Artículo ganador del 1º Premio de Periodismo "Zona Marítima
del Estrecho", 1990
Mecido por las mansas aguas que bañan el Sur-Suroeste de la península
Ibérica; fondeado entre los límites que le marcan la Carraca,
Torregorda y el Castillo de Sancti Petri; dejándose acariciar la
amura de babor por las olas atlánticas y abarloado por estribor a
los senos grandes de la Bahía, mi barco, este barco-pueblo que
enarbola gallardete de Almirante y cuenta entre sus hombres a
tantos de los que visten el glorioso uniforme de los botones de
ancla, alza orgulloso el perfil de su proa al azul infinito, a
esos horizontes de cielo y mar que le aguardan para seguir brindándole
rutas que surcar y glorias que conseguir.
Ha mucho tiempo, cuando los caminos del mundo aún estaban por
descubrir, cuando las aguas ponían fronteras infranqueables al
avance y expansión de la humanidad, unos hombres de la mar,
navegantes mediterráneos procedentes de la Fenicia, levantaron la
mirada al cielo y dejaron que Baal y Astarté, Atargatis y Hadad,
les guiaran hasta los paraísos que aguardaban el occidente de los
antiguos mundos.

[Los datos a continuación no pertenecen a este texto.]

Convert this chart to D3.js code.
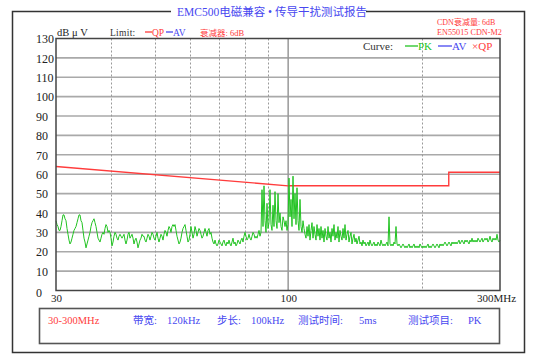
<!DOCTYPE html>
<html><head><meta charset="utf-8">
<script src="https://cdn.jsdelivr.net/npm/d3@7"></script>
<style>body{margin:0;background:#fff} svg{display:block}</style>
</head><body>
<svg id="c" width="535" height="360"></svg>
<script>
// ---------------- data ----------------
const yTickValues = [0,10,20,30,40,50,60,70,80,90,100,110,120,130];
const xTickValues = [30,100,300];
const xTickText = ["30","100","300MHz"];
const xGridDotted = [40,50,60,70,80,90,200];
const xGridSolid = [100];
const freqStart = 30, freqEnd = 300;
// QP limit line (MHz, dBµV)
const qpFreqs  = [30, 100, 230, 230, 300];
const qpLevels = [64, 54, 54, 61, 61];
// PK sweep, evenly spaced on the log frequency axis 30 -> 300 MHz
const pkValues = [
36,34,33,31,31,33,36,39,39,37,
36,32,29,26,24,25,27,29,31,32,
33,35,37,39,39,36,35,31,27,25,
22,24,26,28,30,33,35,36,37,35,
33,30,27,26,25,27,29,30,29,32,
34,33,30,31,30,27,23,25,28,30,
29,27,26,28,29,28,27,28,29,26,
24,26,29,30,27,28,29,27,24,26,
27,25,22,24,26,27,29,28,28,26,
25,27,29,28,26,28,30,29,27,26,
28,30,27,25,27,29,28,26,29,31,
30,28,31,33,32,30,33,34,33,34,
31,28,26,24,25,27,30,32,33,34,
31,28,25,26,29,33,30,27,29,33,
31,28,30,32,31,29,27,28,30,32,
30,28,31,32,29,30,27,25,24,26,
24,23,24,26,25,24,23,25,26,24,
23,25,24,26,24,23,25,27,24,25,
23,24,26,25,24,26,27,25,28,30,
28,26,27,29,27,26,28,30,29,27,
28,27,29,31,28,30,52,33,54,36,
30,45,32,35,52,34,31,44,33,51,
36,32,50,35,40,33,31,38,36,33,
36,31,34,58,38,47,33,59,37,50,
34,53,36,31,47,33,30,36,32,29,
27,33,28,34,26,31,35,27,33,29,
26,34,28,32,26,33,27,31,25,32,
28,26,33,27,30,25,32,28,34,26,
30,27,33,25,31,28,26,32,27,34,
26,29,31,25,28,30,24,27,29,25,
27,24,26,28,24,25,23,26,24,25,
23,24,25,23,26,24,23,24,25,23,
24,23,25,24,23,26,24,23,24,23,
24,25,23,38,24,23,24,23,25,24,
33,24,23,24,23,22,23,24,23,22,
23,22,23,24,22,23,22,23,24,22,
23,22,23,22,24,23,22,23,22,23,
22,23,24,22,23,22,23,24,23,22,
23,24,23,22,24,23,24,23,24,25,
24,23,24,25,24,23,25,24,25,24,
25,24,25,26,24,25,26,25,24,26,
25,26,25,24,26,25,27,25,26,25,
26,25,27,26,25,26,27,25,26,27,
26,27,25,26,28,26,25,27,26,27,
26,29,26,25,26
];
// ---------------- drawing ----------------
const svg = d3.select("#c");
const L = 56, R = 500, T = 38.5, B = 290.5;
const x = d3.scaleLog().domain([freqStart, freqEnd]).range([L, R]);
const y = d3.scaleLinear().domain([0, 130]).range([B, T]);
const serif = "'Liberation Serif','Noto Sans CJK SC',serif";
const BLUE = "#4848f0", RED = "#ff3c3c", GREEN = "#22c322";

// outer frame with gap for title
svg.append("path").attr("d","M171,11.5H12.5V352.5H524.5V11.5H366")
  .attr("fill","none").attr("stroke","#333").attr("stroke-width",1.5);
svg.append("text").attr("x",177).attr("y",15.5).attr("font-family",serif)
  .attr("font-size",11.5).attr("fill",BLUE).text("EMC500电磁兼容 • 传导干扰测试报告");

// horizontal grid
svg.append("g").selectAll("line").data(yTickValues.filter(d=>d>0&&d<130)).join("line")
  .attr("x1",L).attr("x2",R).attr("y1",d=>y(d)).attr("y2",d=>y(d))
  .attr("stroke","#a9a9a9").attr("stroke-width",1.6);
// vertical grid
svg.append("g").selectAll("line").data(xGridDotted).join("line")
  .attr("x1",d=>Math.round(x(d))+0.5).attr("x2",d=>Math.round(x(d))+0.5).attr("y1",T).attr("y2",B)
  .attr("stroke","#999").attr("stroke-width",1).attr("stroke-dasharray","2,2");
svg.append("g").selectAll("line").data(xGridSolid).join("line")
  .attr("x1",d=>x(d)).attr("x2",d=>x(d)).attr("y1",T).attr("y2",B)
  .attr("stroke","#999").attr("stroke-width",1.5);

// limit line QP
const qpLine = d3.line().x(d=>x(d[0])).y(d=>y(d[1]));
svg.append("path").datum(qpFreqs.map((f,i)=>[f,qpLevels[i]]))
  .attr("d",qpLine).attr("fill","none").attr("stroke",RED).attr("stroke-width",1.4);

// PK trace
const n = pkValues.length;
const pkLine = d3.line()
  .x((d,i)=>x(freqStart*Math.pow(freqEnd/freqStart, i/(n-1))))
  .y(d=>y(d));
svg.append("path").datum(pkValues).attr("d",pkLine).attr("fill","none")
  .attr("stroke",GREEN).attr("stroke-width",1);

// plot border
svg.append("rect").attr("x",L).attr("y",T).attr("width",R-L).attr("height",B-T)
  .attr("fill","none").attr("stroke","#444").attr("stroke-width",1.5);

// y axis labels
const ya = svg.append("g").attr("transform",`translate(${L},0)`)
  .call(d3.axisLeft(y).tickValues(yTickValues).tickSize(0).tickFormat(d3.format("d")));
ya.select(".domain").remove();
ya.selectAll("text").attr("x",-20).attr("text-anchor","start").attr("dy","0.35em")
  .attr("font-family",serif).attr("font-size",12).attr("fill","#222");
ya.selectAll(".tick").filter(d=>d===0).select("text").attr("dy","0.5em");

// x axis labels
const xa = svg.append("g").attr("transform",`translate(0,${B})`)
  .call(d3.axisBottom(x).tickValues(xTickValues).tickSize(0).tickFormat((d,i)=>xTickText[i]));
xa.select(".domain").remove();
xa.selectAll("text").attr("y",4).attr("dy","0.71em")
  .attr("font-family",serif).attr("font-size",11).attr("fill","#222");
xa.selectAll(".tick").filter(d=>d===300).select("text").attr("dx",-4);

// header texts
function txt(xp, yp, s, col, size){
  return svg.append("text").attr("x",xp).attr("y",yp).attr("font-family",serif)
    .attr("font-size",size).attr("fill",col).text(s);
}
txt(57,35.5,"dB μ V","#222",10.5);
txt(110,35.5,"Limit:","#333",9.5).attr("letter-spacing",0.3);
svg.append("line").attr("x1",145).attr("x2",152).attr("y1",32).attr("y2",32).attr("stroke",RED).attr("stroke-width",1.3);
txt(152,35.5,"QP",RED,9.5);
svg.append("line").attr("x1",166).attr("x2",173).attr("y1",32).attr("y2",32).attr("stroke",BLUE).attr("stroke-width",1.3);
txt(173,35.5,"AV",BLUE,9.5);
txt(200,35.5,"衰减器: 6dB",RED,8.5);
txt(437,25,"CDN衰减量: 6dB",RED,8);
txt(437,35,"EN55015 CDN-M2",RED,8.2);

// curve legend
txt(363,50,"Curve:","#333",11);
svg.append("line").attr("x1",405).attr("x2",418).attr("y1",46).attr("y2",46).attr("stroke",GREEN).attr("stroke-width",1.3);
txt(418,50,"PK",GREEN,11);
svg.append("line").attr("x1",438).attr("x2",452).attr("y1",46).attr("y2",46).attr("stroke",BLUE).attr("stroke-width",1.3);
txt(452,50,"AV",BLUE,11);
txt(472,50,"×QP",RED,11);

// info box
svg.append("rect").attr("x",39.5).attr("y",308.5).attr("width",460).attr("height",35)
  .attr("fill","none").attr("stroke","#555").attr("stroke-width",1.6);
txt(48,324,"30-300MHz",RED,10.5);
txt(133,324,"带宽:",BLUE,10.5);
txt(167,324,"120kHz",BLUE,10.5);
txt(217,324,"步长:",BLUE,10.5);
txt(251,324,"100kHz",BLUE,10.5);
txt(298,324,"测试时间:",BLUE,10.5);
txt(359,324,"5ms",BLUE,10.5);
txt(408,324,"测试项目:",BLUE,10.5);
txt(468,324,"PK",BLUE,10.5);
</script>
</body></html>
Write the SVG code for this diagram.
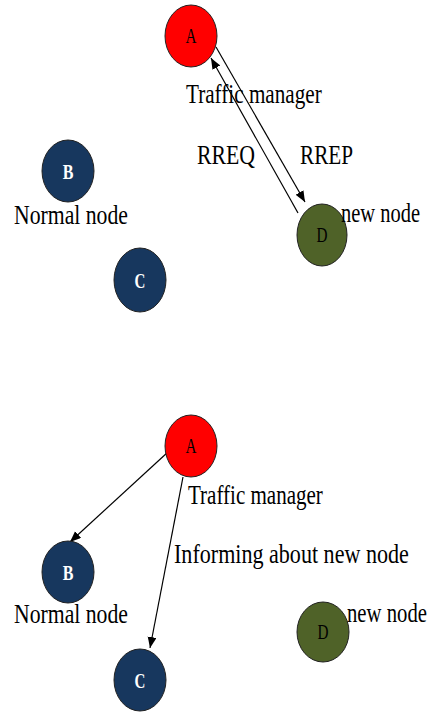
<svg xmlns="http://www.w3.org/2000/svg" width="435" height="712" viewBox="0 0 435 712">
<style>
.lbl{font-family:"Liberation Serif","Times New Roman",serif;font-size:28px;fill:#000}
.nl{font-family:"Liberation Serif","Times New Roman",serif;font-size:20px;text-anchor:middle}
.red{fill:#ff0000;stroke:#222;stroke-width:1}
.blue{fill:#17375e;stroke:#222;stroke-width:1}
.green{fill:#4f6228;stroke:#222;stroke-width:1}
.edge{stroke:#000;stroke-width:1.2;fill:none;marker-end:url(#arr)}
</style>
<defs>
<marker id="arr" markerUnits="userSpaceOnUse" markerWidth="12" markerHeight="10" refX="11" refY="4.5" orient="auto">
<path d="M0,0 L11,4.5 L0,9 z" fill="#000"/>
</marker>
</defs>
<rect width="435" height="712" fill="#fff"/>
<g id="connectors">
<line class="edge" x1="298" y1="213" x2="211" y2="58"/>
<line class="edge" x1="216" y1="47" x2="305" y2="202"/>
<line class="edge" x1="168" y1="452" x2="70" y2="542"/>
<line class="edge" x1="183" y1="477" x2="150" y2="648"/>
</g>
<g id="top-A"><ellipse class="red" cx="191" cy="36" rx="26" ry="31"/><text class="nl" transform="translate(191,43) scale(0.76,1)">A</text></g>
<g id="top-B"><ellipse class="blue" cx="68" cy="171" rx="26" ry="31"/><text class="nl" transform="translate(68,179) scale(0.8,1)" fill="#fff" font-weight="bold">B</text></g>
<g id="top-C"><ellipse class="blue" cx="140" cy="280" rx="26" ry="32"/><text class="nl" transform="translate(140,288) scale(0.75,1)" fill="#fff" font-weight="bold">C</text></g>
<g id="top-D"><ellipse class="green" cx="322" cy="235" rx="25" ry="31"/><text class="nl" transform="translate(322,242) scale(0.76,1)">D</text></g>
<g id="top-labels">
<text class="lbl" transform="translate(186,103) scale(0.756,1)">Traffic manager</text>
<text class="lbl" transform="translate(197,164) scale(0.777,1)">RREQ</text>
<text class="lbl" transform="translate(300,164) scale(0.757,1)">RREP</text>
<text class="lbl" transform="translate(341,222) scale(0.731,1)">new node</text>
<text class="lbl" transform="translate(14,224) scale(0.776,1)">Normal node</text>
</g>
<g id="bot-A"><ellipse class="red" cx="191" cy="446" rx="26" ry="31"/><text class="nl" transform="translate(191,453) scale(0.76,1)">A</text></g>
<g id="bot-B"><ellipse class="blue" cx="68" cy="572" rx="26" ry="31"/><text class="nl" transform="translate(68,580) scale(0.8,1)" fill="#fff" font-weight="bold">B</text></g>
<g id="bot-C"><ellipse class="blue" cx="140" cy="680" rx="26" ry="31"/><text class="nl" transform="translate(140,688) scale(0.75,1)" fill="#fff" font-weight="bold">C</text></g>
<g id="bot-D"><ellipse class="green" cx="323" cy="632" rx="26" ry="30"/><text class="nl" transform="translate(323,639) scale(0.76,1)">D</text></g>
<g id="bot-labels">
<text class="lbl" transform="translate(188,504) scale(0.751,1)">Traffic manager</text>
<text class="lbl" transform="translate(174,563) scale(0.789,1)">Informing about new node</text>
<text class="lbl" transform="translate(14,623) scale(0.776,1)">Normal node</text>
<text class="lbl" transform="translate(347,622) scale(0.74,1)">new node</text>
</g>
</svg>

Un día de hace tres mil años, dejando atrás el
limitado confín del Mare Nostrum, estos hombres cruzaron el
horizonte pequeño del estrecho y se asomaron a las inmensidades
atlánticas.
Más tarde, mientras el sol apuntaba jornadas en sus diarios de
cielo, mientras el mundo continuaba su imparable caminar por entre
los pliegues elípticos del tiempo, hombres de los imperios de
oriente y occidente, navegantes, conquistadores y hacedores de
pueblos, prosiguieron aportando sudores y saberes para crecer sus
perfiles, aprestar sus bagajes y ampliar sus horizontes. Así,
antes de que la Historia los removiera para llevarlos al merecido
descanso de sus páginas, carios, focenses, cartagineses, y en
mayor medida romanos y árabes, sin olvidar autóctonos y
repobladores, terminaron su configuración y dejaron levantada
buena parte de sus estructuras.
En 1769, el rey Carlos III, hijo del anterior, apercibido de sus
cualidades y virtudes marineras, ordena su dotación con personal
y fuerzas de la Marina Real. Así, elevado a la categoría de
buque principal de la Flota Patria, confiando su mando a la
experta y prudente ejecutoria de un Almirante, cuando los hombres
del botón de ancla suben a sus cubiertas, cuando los hombres de
blancos uniformes y piel curtida por los soles y vientos de los
siete mares son designados para tripularlo, no sólo se produce el
hecho histórico con el que comienza su mayor grandeza, sino el
que marcaría definitivamente los comienzos de unos lazos
fraternos e indisolubles. La Marina, presente en mi buque, desde
entonces y ya para siempre, significó algo más que una tripulación:
ella, sus hombres, serían el motor, el afán y la sangre que
moverían esta nave para conducirla a los horizontes grandes del
futuro.
Hoy, última década de un siglo y en los comienzos de un nuevo
milenio, anclado en estos muelles de sol, sal y esteros; llenas
las bodegas de esperanzas, apilados los sueños y estibadas las
ilusiones, en tanto los aires cosquillean sus gavias con cantiñas
salineras, se azulean de cielos los velachos y los rayos de sol
bruñen de albor la piel de sus cubiertas, mi barco, mi Ciudad de
San Fernando, se dispone a proseguir sus singladuras por las aguas
grandes de la Historia.
Yo, humilde observador y vigía, desde este puente pequeño
tendido entre el corazón y la pluma, sabedor de todo cuanto
significa esta tripulación para la prosperidad de mi pueblo,
conocedor de la abnegada labor de los hombres del botón de ancla,
de sus sacrificios y continuas luchas con el único objetivo de
que este barco navegue por los mejores derroteros, sabedor también
de que es el sentir mayoritario de todos cuantos navegamos en él,
y como conclusión definitiva de todo lo antes dicho, sólo puedo
añadir una cosa: ¡A sus órdenes, mi Almirante! El buque se encuentra preparado y listo para partir. El rumbo previsto es, de acuerdo con sus instrucciones: ¡hacía el futuro ...y a toda máquina!